The Multiverse in an Inverted Island
Kevin Langhoff, Chitraang Murdia, Yasunori Nomura
TL;DR
This work analyzes redundancies in the global spacetime description of the eternally inflating multiverse using the quantum extremal surface framework. It shows that for a sufficiently large subregion $R$ within a bubble, an inverted island $I$ forms that surrounds the bubble, so the semiclassical multiverse dynamics are encoded in the finite degrees of freedom on the complement of $I$ on a Cauchy surface. The formation of the inverted island relies on bulk entanglement generated by Unruh radiation from accelerating domain walls and collisions with surrounding collapsing AdS bubbles, leading to a reduction of the generalized entropy $S_{\rm gen}$ and the existence of a quantum extremal surface. This construction provides a potential resolution to the cosmological measure problem by replacing infinite degrees of freedom with a finite, holographically anchored description on an effective Cauchy surface, and it suggests a broader holographic program for cosmology via finite-region holography.
Abstract
We study the redundancies in the global spacetime description of the eternally inflating multiverse using the quantum extremal surface prescription.
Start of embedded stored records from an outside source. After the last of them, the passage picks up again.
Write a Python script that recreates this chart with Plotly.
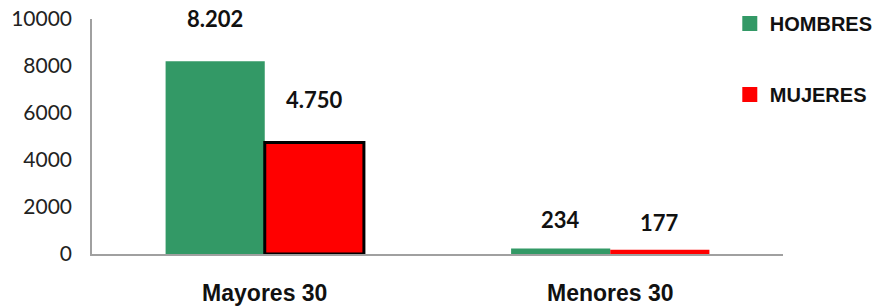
import plotly.graph_objects as go

categories = ["Mayores 30", "Menores 30"]
hombres = [8202, 234]
mujeres = [4750, 177]
series_names = ["HOMBRES", "MUJERES"]
y_ticks = [0, 2000, 4000, 6000, 8000, 10000]

GREEN = "#339966"
RED = "#FF0000"

def fmt(v):
    return f"{v:,}".replace(",", ".")

fig = go.Figure()
fig.add_trace(go.Bar(x=categories, y=hombres, name=series_names[0], marker=dict(color=GREEN, line=dict(width=0)),
                     showlegend=False))
fig.add_trace(go.Bar(x=categories, y=mujeres, name=series_names[1],
                     marker=dict(color=RED, line=dict(color="black", width=[3, 0])),
                     showlegend=False))
# legend entries (plain squares)
for nm, col in zip(series_names, [GREEN, RED]):
    fig.add_trace(go.Scatter(x=[categories[0]], y=[None], mode="markers", name=f"<b>{nm}</b>", legendgroup=nm,
                             marker=dict(symbol="square", size=15, color=col, line=dict(width=0)), showlegend=True))

# value labels
label_gap = [[27.5, 13.5], [27, 12]]
xshift = [-49.5, 49.5]
for s, vals in enumerate([hombres, mujeres]):
    for i, v in enumerate(vals):
        fig.add_annotation(x=categories[i], y=v, text=f"<b>{fmt(v)}</b>", showarrow=False,
                           xshift=xshift[s], yshift=label_gap[s][i], yanchor="bottom",
                           font=dict(family="Lato", size=22, color="#111"))

fig.update_layout(
    width=873, height=306,
    margin=dict(l=92, r=90, t=19, b=52, autoexpand=False),
    paper_bgcolor="white", plot_bgcolor="white",
    barmode="group", bargap=0.426, bargroupgap=0,
    showlegend=True,
    legend=dict(x=0.923, y=1.064, xanchor="left", yanchor="top", tracegroupgap=42,
                font=dict(family="Liberation Sans", size=20, color="#111"),
                bgcolor="rgba(0,0,0,0)"),
)
fig.update_yaxes(range=[0, 10000], tickvals=y_ticks, ticktext=[str(t) for t in y_ticks],
                 showgrid=False, zeroline=False, automargin=False,
                 showline=True, linecolor="#A0A0A0", linewidth=1.5,
                 tickfont=dict(family="Lato", size=21, color="#222"), ticklabelstandoff=14)
fig.update_xaxes(showgrid=False, showline=True, linecolor="#A0A0A0", linewidth=1.5, automargin=False,
                 tickfont=dict(family="Liberation Sans", size=23, color="#111"),
                 ticklabelstandoff=18, tickprefix="<b>", ticksuffix="</b>")

fig.write_html("out.html", config={"displayModeBar": False},
               post_script="document.body.style.margin='0';document.body.style.overflow='hidden';")
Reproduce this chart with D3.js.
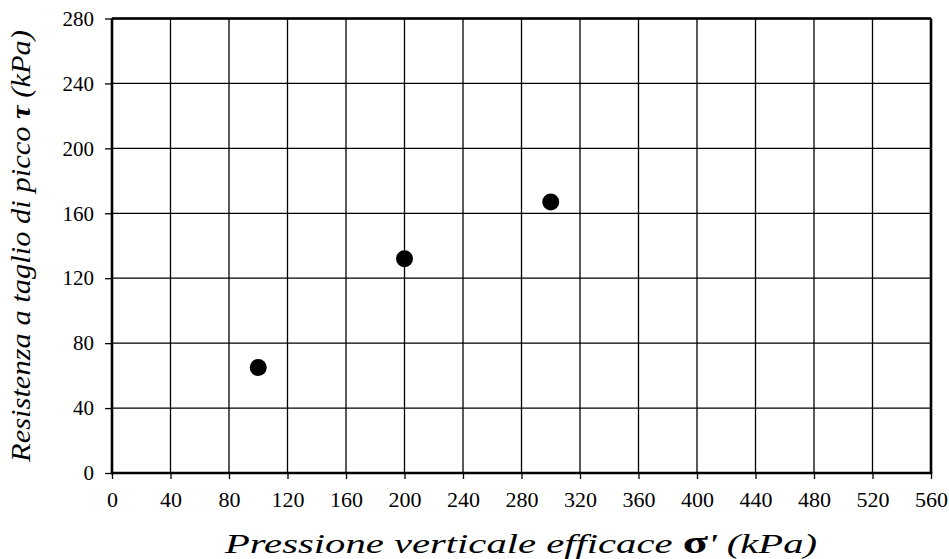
<!DOCTYPE html>
<html><head><meta charset="utf-8">
<script src="https://cdn.jsdelivr.net/npm/d3@7"></script>
<style>body{margin:0;background:#fff}svg{display:block}</style>
</head><body>
<svg id="c" width="949" height="559"></svg>
<script>
const xTicks = [0,40,80,120,160,200,240,280,320,360,400,440,480,520,560];
const yTicks = [0,40,80,120,160,200,240,280];
const sigma = [100,200,300];
const tau = [65,132,167];

const FONT = `"Liberation Serif"`;
const svg = d3.select("#c");
const L=112, R=931, T=18.5, B=473;
const x = d3.scaleLinear().domain([0,560]).range([L,R]);
const y = d3.scaleLinear().domain([0,280]).range([B,T]);

// grid
svg.append("g").selectAll("line").data(xTicks.slice(1)).join("line")
  .attr("x1",d=>x(d)).attr("x2",d=>x(d)).attr("y1",T).attr("y2",B)
  .attr("stroke","#000").attr("stroke-width",1.3);
svg.append("g").selectAll("line").data(yTicks.slice(1)).join("line")
  .attr("y1",d=>y(d)).attr("y2",d=>y(d)).attr("x1",L).attr("x2",R)
  .attr("stroke","#000").attr("stroke-width",1.3);

// axes
const xa = svg.append("g").attr("transform",`translate(0,${B})`)
  .call(d3.axisBottom(x).tickValues(xTicks).tickSize(6).tickPadding(12).tickSizeOuter(0));
const ya = svg.append("g").attr("transform",`translate(${L},0)`)
  .call(d3.axisLeft(y).tickValues(yTicks).tickSize(7).tickPadding(11).tickSizeOuter(0));
[xa,ya].forEach(a=>{
  a.attr("font-family",null).attr("font-size",null);
  a.select(".domain").attr("stroke","#000").attr("stroke-width",2.6);
  a.selectAll(".tick line").attr("stroke","#000").attr("stroke-width",1.3);
  a.selectAll(".tick text").style("font-family",FONT).attr("fill","#000");
});
xa.selectAll(".tick text").style("font-size","22px");
ya.selectAll(".tick text").style("font-size","21px");
xa.select(".domain").attr("d",`M${L-1.3},0H${R+1.3}`);
ya.select(".domain").attr("d",`M0,${B+1.3}V${T}`);
svg.append("line").attr("x1",R).attr("x2",R).attr("y1",T).attr("y2",B).attr("stroke","#000").attr("stroke-width",2.6);
svg.append("line").attr("x1",L).attr("x2",R).attr("y1",T).attr("y2",T).attr("stroke","#000").attr("stroke-width",2.6);

// points
svg.append("g").selectAll("circle").data(sigma.map((s,i)=>[s,tau[i]])).join("circle")
  .attr("cx",d=>x(d[0])).attr("cy",d=>y(d[1])).attr("r",8.5).attr("fill","#000");

// titles
const xt = svg.append("text").attr("x",521).attr("y",553).attr("text-anchor","middle")
  .attr("textLength",592).attr("lengthAdjust","spacingAndGlyphs")
  .style("font-family",FONT).style("font-size","28px").style("font-style","italic");
xt.append("tspan").text("Pressione verticale efficace ");
xt.append("tspan").style("font-weight","bold").style("font-size","32px").style("font-style","normal").text("σ");
xt.append("tspan").text("' (kPa)");

const yt = svg.append("text").attr("transform",`translate(30,246) rotate(-90)`).attr("text-anchor","middle")
  .attr("textLength",432).attr("lengthAdjust","spacingAndGlyphs")
  .style("font-family",FONT).style("font-size","27px").style("font-style","italic");
yt.append("tspan").text("Resistenza a taglio di picco ");
yt.append("tspan").style("font-weight","bold").text("τ");
yt.append("tspan").text("  (kPa)");
</script>
</body></html>
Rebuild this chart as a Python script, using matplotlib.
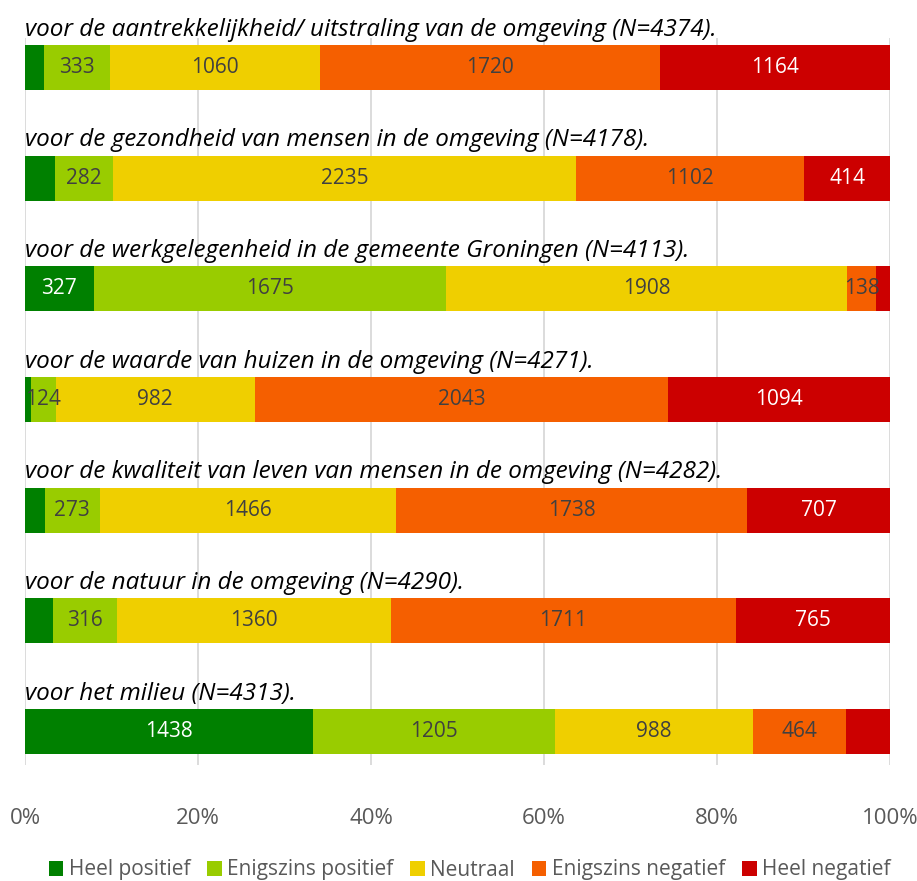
import matplotlib
matplotlib.use("Agg")
import matplotlib.pyplot as plt
import numpy as np

categories = [
    "voor de aantrekkelijkheid/ uitstraling van de omgeving (N=4374).",
    "voor de gezondheid van mensen in de omgeving (N=4178).",
    "voor de werkgelegenheid in de gemeente Groningen (N=4113).",
    "voor de waarde van huizen in de omgeving (N=4271).",
    "voor de kwaliteit van leven van mensen in de omgeving (N=4282).",
    "voor de natuur in de omgeving (N=4290).",
    "voor het milieu (N=4313).",
]
series_names = ["Heel positief", "Enigszins positief", "Neutraal", "Enigszins negatief", "Heel negatief"]
heel_positief = [97, 145, 327, 28, 98, 138, 1438]
enigszins_positief = [333, 282, 1675, 124, 273, 316, 1205]
neutraal = [1060, 2235, 1908, 982, 1466, 1360, 988]
enigszins_negatief = [1720, 1102, 138, 2043, 1738, 1711, 464]
heel_negatief = [1164, 414, 65, 1094, 707, 765, 218]
# which values carry a data label
show_label = [
    [False, True, True, True, True],
    [False, True, True, True, True],
    [True, True, True, True, False],
    [False, True, True, True, True],
    [False, True, True, True, True],
    [False, True, True, True, True],
    [True, True, True, True, False],
]
colors = ["#008000", "#99CC00", "#EFCF00", "#F55F00", "#CC0000"]
label_colors = ["white", "#404040", "#404040", "#404040", "white"]
xticks = [0, 20, 40, 60, 80, 100]

font = "Open Sans"
plt.rcParams['font.family'] = [font, 'DejaVu Sans']

fig = plt.figure(figsize=(9.17, 8.81), dpi=100)
ax = fig.add_axes([25/917, 1-765/881, 865/917, (765-38)/881])

data = np.array([heel_positief, enigszins_positief, neutraal, enigszins_negatief, heel_negatief], dtype=float)
totals = data.sum(axis=0)
pct = data / totals * 100
y = np.arange(len(categories))
left = np.zeros(len(categories))
h = 0.405
for s in range(5):
    ax.barh(y, pct[s], left=left, height=h, color=colors[s], label=series_names[s], zorder=3)
    for i in range(len(categories)):
        if show_label[i][s]:
            ax.text(left[i] + pct[s][i]/2, y[i], f"{int(data[s][i])}", ha='center', va='center',
                    fontsize=15, color=label_colors[s], zorder=4)
    left += pct[s]

for i, c in enumerate(categories):
    ax.text(0, y[i] - h/2 - 0.03, c, ha='left', va='bottom', fontsize=17.5, style='italic',
            color='black', zorder=5)

ax.set_xlim(0, 100)
ax.set_ylim(6.303, -0.267)
ax.set_xticks(xticks)
ax.set_xticklabels([f"{t}%" for t in xticks], fontsize=16, color='#595959')
ax.tick_params(axis='x', length=0, pad=31)
ax.set_yticks([])
ax.grid(axis='x', color='#D9D9D9', linewidth=1.3, zorder=0)
for sp in ax.spines.values():
    sp.set_visible(False)

leg = fig.legend(loc='center', bbox_to_anchor=(0.512, 1-870/881), ncol=5, frameon=False,
                 fontsize=15, handlelength=0.7, handleheight=0.7, handletextpad=0.25,
                 columnspacing=0.82, borderaxespad=0)
for t in leg.get_texts():
    t.set_color('#595959')

fig.savefig("out.png", dpi=100)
We argue that a sufficiently large spatial region in a bubble universe has an entanglement island surrounding it. Consequently, the semiclassical physics of the multiverse, which is all we need to make cosmological predictions, can be fully described by the fundamental degrees of freedom associated with certain finite spatial regions. The island arises due to mandatory collisions with collapsing bubbles, whose big crunch singularities indicate redundancies of the global spacetime description. The emergence of the island and the resulting reduction of independent degrees of freedom provides a regularization of infinities which caused the cosmological measure problem.